**PROVIDED MATERIAL**
━━━━━━

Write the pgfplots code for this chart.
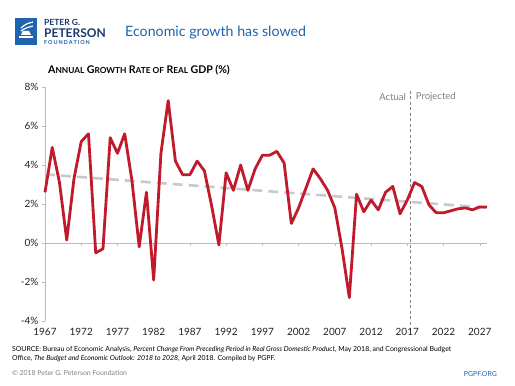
\documentclass[border=0pt]{standalone}
\usepackage{pgfplots}
\pgfplotsset{compat=1.18}
\usepackage{fontspec}
\setmainfont{Lato}
\definecolor{gdpred}{HTML}{C01A2C}
\definecolor{trendgray}{HTML}{C9C9C9}
\definecolor{navy}{HTML}{1B3A6B}
\definecolor{titleblue}{HTML}{1F64AE}
\definecolor{axgray}{HTML}{BBBBBB}
\definecolor{txtgray}{HTML}{222222}
\newcommand{\fsc}[2]{{\fontsize{10.6}{11}\selectfont #1}{\fontsize{8.3}{9}\selectfont #2}}
\begin{document}
\begin{tikzpicture}
\begin{scope}[x=1pt,y=1pt]
\path[fill=white] (0,0) rectangle (515,386);
% logo
\fill[titleblue] (15,341) rectangle (37,368);
\fill[white] (19,348) rectangle (33,350);
\fill[white] (21,351) -- (31,351) -- (29,355) -- (23,355) -- cycle;
\draw[white,line width=1.2pt] (21,358) .. controls (25,362) and (29,363) .. (33,364);
\draw[white,line width=1.2pt] (21,355) .. controls (25,358) and (29,359) .. (33,360);
\node[anchor=west,inner sep=0,text=navy,font=\bfseries\fontsize{8.5}{9}\selectfont] at (44,364) {PETER G.};
\node[anchor=west,inner sep=0,text=navy,font=\bfseries\fontsize{12}{12}\selectfont] at (44,353) {PETERSON};
\node[anchor=west,inner sep=0,text=titleblue,font=\bfseries\fontsize{5.5}{6}\selectfont] at (44,343.5) {F\,O\,U\,N\,D\,A\,T\,I\,O\,N};
\node[anchor=west,inner sep=0,text=titleblue,font=\fontsize{14.2}{15}\selectfont] at (125,353) {Economic growth has slowed};
% subtitle
\node[anchor=west,inner sep=0,text=black,font=\bfseries] at (48,316) {\fsc{A}{NNUAL} \fsc{G}{ROWTH} \fsc{R}{ATE OF} \fsc{R}{EAL} \fsc{GDP}{} \fsc{(\%)}{}};
% footer
\node[anchor=north west,inner sep=0,align=left,text=black,font=\fontsize{6.9}{8.8}\selectfont] at (12,39.5)
{SOURCE: Bureau of Economic Analysis, \textit{Percent Change From Preceding Period in Real Gross Domestic Product}, May 2018, and Congressional Budget\\ Office, \textit{The Budget and Economic Outlook: 2018 to 2028}, April 2018. Compiled by PGPF.};
\node[anchor=west,inner sep=0,text=gray,font=\fontsize{6.9}{7}\selectfont] at (12,13) {\textcopyright{} 2018 Peter G. Peterson Foundation};
\node[anchor=east,inner sep=0,text=titleblue,font=\fontsize{6.9}{7}\selectfont] at (497,12) {PGPF.ORG};
\end{scope}
\begin{axis}[at={(45pt,65pt)},anchor=south west,scale only axis,
  width=442pt,height=234pt,
  xmin=1967,xmax=2028,ymin=-4,ymax=8,
  axis lines=left, axis line style={-,axgray},
  x axis line style={draw=none},
  xtick={1967,1972,...,2027}, xtick style={draw=none},
  ytick={-4,-2,...,8}, ytick style={axgray}, tick align=outside, major tick length=3pt,
  yticklabel={\pgfmathprintnumber{\tick}\%},
  /pgf/number format/assume math mode=true,
  xticklabel style={/pgf/number format/1000 sep=, font=\fontsize{10}{11}\selectfont, text=txtgray, yshift=-1pt},
  yticklabel style={font=\fontsize{10}{11}\selectfont, text=txtgray},
  clip=false,
]
\draw[axgray] (axis cs:1967,0) -- (axis cs:2028,0);
\pgfplotsinvokeforeach{1972,1977,...,2027}{\draw[axgray] (axis cs:#1,0) -- ++(0pt,-3pt);}
\draw[gray,line width=0.9pt,dash pattern=on 3pt off 2.5pt] (axis cs:2017.5,-4.2) -- (axis cs:2017.5,7.8);
\node[anchor=east,text=gray,font=\fontsize{9.5}{10}\selectfont] at (axis cs:2017.3,7.5) {Actual};
\node[anchor=west,text=gray,font=\fontsize{9.5}{10}\selectfont] at (axis cs:2017.7,7.5) {Projected};
\addplot[trendgray,line width=2.6pt,dash pattern=on 10pt off 6pt] coordinates {(1967,3.52) (2028,1.81)};
\addplot[gdpred,line width=2.8pt,line join=round] coordinates {
(1967,2.6) (1968,4.9) (1969,3.1) (1970,0.15) (1971,3.3) (1972,5.2) (1973,5.6) (1974,-0.5) (1975,-0.3)
(1976,5.4) (1977,4.6) (1978,5.6) (1979,3.2) (1980,-0.2) (1981,2.6) (1982,-1.9) (1983,4.6) (1984,7.3)
(1985,4.2) (1986,3.5) (1987,3.5) (1988,4.2) (1989,3.7) (1990,1.9) (1991,-0.1) (1992,3.6) (1993,2.7)
(1994,4.0) (1995,2.7) (1996,3.8) (1997,4.5) (1998,4.5) (1999,4.7) (2000,4.1) (2001,1.0) (2002,1.8)
(2003,2.8) (2004,3.8) (2005,3.3) (2006,2.7) (2007,1.8) (2008,-0.3) (2009,-2.8) (2010,2.5) (2011,1.6)
(2012,2.2) (2013,1.7) (2014,2.6) (2015,2.9) (2016,1.5) (2017,2.2) (2018,3.1) (2019,2.9) (2020,1.95)
(2021,1.55) (2022,1.55) (2023,1.65) (2024,1.75) (2025,1.8) (2026,1.7) (2027,1.85) (2028,1.85)};
\end{axis}
\end{tikzpicture}
\end{document}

━━━━━━

**CHALLENGE**
Write the material out again exactly as it appears, dropping the pictures.

**RESULT OF THE TASK**
Write the pgfplots code for this chart.
\documentclass[border=0pt]{standalone}
\usepackage{pgfplots}
\pgfplotsset{compat=1.18}
\usepackage{fontspec}
\setmainfont{Lato}
\definecolor{gdpred}{HTML}{C01A2C}
\definecolor{trendgray}{HTML}{C9C9C9}
\definecolor{navy}{HTML}{1B3A6B}
\definecolor{titleblue}{HTML}{1F64AE}
\definecolor{axgray}{HTML}{BBBBBB}
\definecolor{txtgray}{HTML}{222222}
\newcommand{\fsc}[2]{{\fontsize{10.6}{11}\selectfont #1}{\fontsize{8.3}{9}\selectfont #2}}
\begin{document}
\begin{tikzpicture}
\begin{scope}[x=1pt,y=1pt]
\path[fill=white] (0,0) rectangle (515,386);
% logo
\fill[titleblue] (15,341) rectangle (37,368);
\fill[white] (19,348) rectangle (33,350);
\fill[white] (21,351) -- (31,351) -- (29,355) -- (23,355) -- cycle;
\draw[white,line width=1.2pt] (21,358) .. controls (25,362) and (29,363) .. (33,364);
\draw[white,line width=1.2pt] (21,355) .. controls (25,358) and (29,359) .. (33,360);
\node[anchor=west,inner sep=0,text=navy,font=\bfseries\fontsize{8.5}{9}\selectfont] at (44,364) {PETER G.};
\node[anchor=west,inner sep=0,text=navy,font=\bfseries\fontsize{12}{12}\selectfont] at (44,353) {PETERSON};
\node[anchor=west,inner sep=0,text=titleblue,font=\bfseries\fontsize{5.5}{6}\selectfont] at (44,343.5) {F\,O\,U\,N\,D\,A\,T\,I\,O\,N};
\node[anchor=west,inner sep=0,text=titleblue,font=\fontsize{14.2}{15}\selectfont] at (125,353) {Economic growth has slowed};
% subtitle
\node[anchor=west,inner sep=0,text=black,font=\bfseries] at (48,316) {\fsc{A}{NNUAL} \fsc{G}{ROWTH} \fsc{R}{ATE OF} \fsc{R}{EAL} \fsc{GDP}{} \fsc{(\%)}{}};
% footer
\node[anchor=north west,inner sep=0,align=left,text=black,font=\fontsize{6.9}{8.8}\selectfont] at (12,39.5)
{SOURCE: Bureau of Economic Analysis, \textit{Percent Change From Preceding Period in Real Gross Domestic Product}, May 2018, and Congressional Budget\\ Office, \textit{The Budget and Economic Outlook: 2018 to 2028}, April 2018. Compiled by PGPF.};
\node[anchor=west,inner sep=0,text=gray,font=\fontsize{6.9}{7}\selectfont] at (12,13) {\textcopyright{} 2018 Peter G. Peterson Foundation};
\node[anchor=east,inner sep=0,text=titleblue,font=\fontsize{6.9}{7}\selectfont] at (497,12) {PGPF.ORG};
\end{scope}
\begin{axis}[at={(45pt,65pt)},anchor=south west,scale only axis,
  width=442pt,height=234pt,
  xmin=1967,xmax=2028,ymin=-4,ymax=8,
  axis lines=left, axis line style={-,axgray},
  x axis line style={draw=none},
  xtick={1967,1972,...,2027}, xtick style={draw=none},
  ytick={-4,-2,...,8}, ytick style={axgray}, tick align=outside, major tick length=3pt,
  yticklabel={\pgfmathprintnumber{\tick}\%},
  /pgf/number format/assume math mode=true,
  xticklabel style={/pgf/number format/1000 sep=, font=\fontsize{10}{11}\selectfont, text=txtgray, yshift=-1pt},
  yticklabel style={font=\fontsize{10}{11}\selectfont, text=txtgray},
  clip=false,
]
\draw[axgray] (axis cs:1967,0) -- (axis cs:2028,0);
\pgfplotsinvokeforeach{1972,1977,...,2027}{\draw[axgray] (axis cs:#1,0) -- ++(0pt,-3pt);}
\draw[gray,line width=0.9pt,dash pattern=on 3pt off 2.5pt] (axis cs:2017.5,-4.2) -- (axis cs:2017.5,7.8);
\node[anchor=east,text=gray,font=\fontsize{9.5}{10}\selectfont] at (axis cs:2017.3,7.5) {Actual};
\node[anchor=west,text=gray,font=\fontsize{9.5}{10}\selectfont] at (axis cs:2017.7,7.5) {Projected};
\addplot[trendgray,line width=2.6pt,dash pattern=on 10pt off 6pt] coordinates {(1967,3.52) (2028,1.81)};
\addplot[gdpred,line width=2.8pt,line join=round] coordinates {
(1967,2.6) (1968,4.9) (1969,3.1) (1970,0.15) (1971,3.3) (1972,5.2) (1973,5.6) (1974,-0.5) (1975,-0.3)
(1976,5.4) (1977,4.6) (1978,5.6) (1979,3.2) (1980,-0.2) (1981,2.6) (1982,-1.9) (1983,4.6) (1984,7.3)
(1985,4.2) (1986,3.5) (1987,3.5) (1988,4.2) (1989,3.7) (1990,1.9) (1991,-0.1) (1992,3.6) (1993,2.7)
(1994,4.0) (1995,2.7) (1996,3.8) (1997,4.5) (1998,4.5) (1999,4.7) (2000,4.1) (2001,1.0) (2002,1.8)
(2003,2.8) (2004,3.8) (2005,3.3) (2006,2.7) (2007,1.8) (2008,-0.3) (2009,-2.8) (2010,2.5) (2011,1.6)
(2012,2.2) (2013,1.7) (2014,2.6) (2015,2.9) (2016,1.5) (2017,2.2) (2018,3.1) (2019,2.9) (2020,1.95)
(2021,1.55) (2022,1.55) (2023,1.65) (2024,1.75) (2025,1.8) (2026,1.7) (2027,1.85) (2028,1.85)};
\end{axis}
\end{tikzpicture}
\end{document}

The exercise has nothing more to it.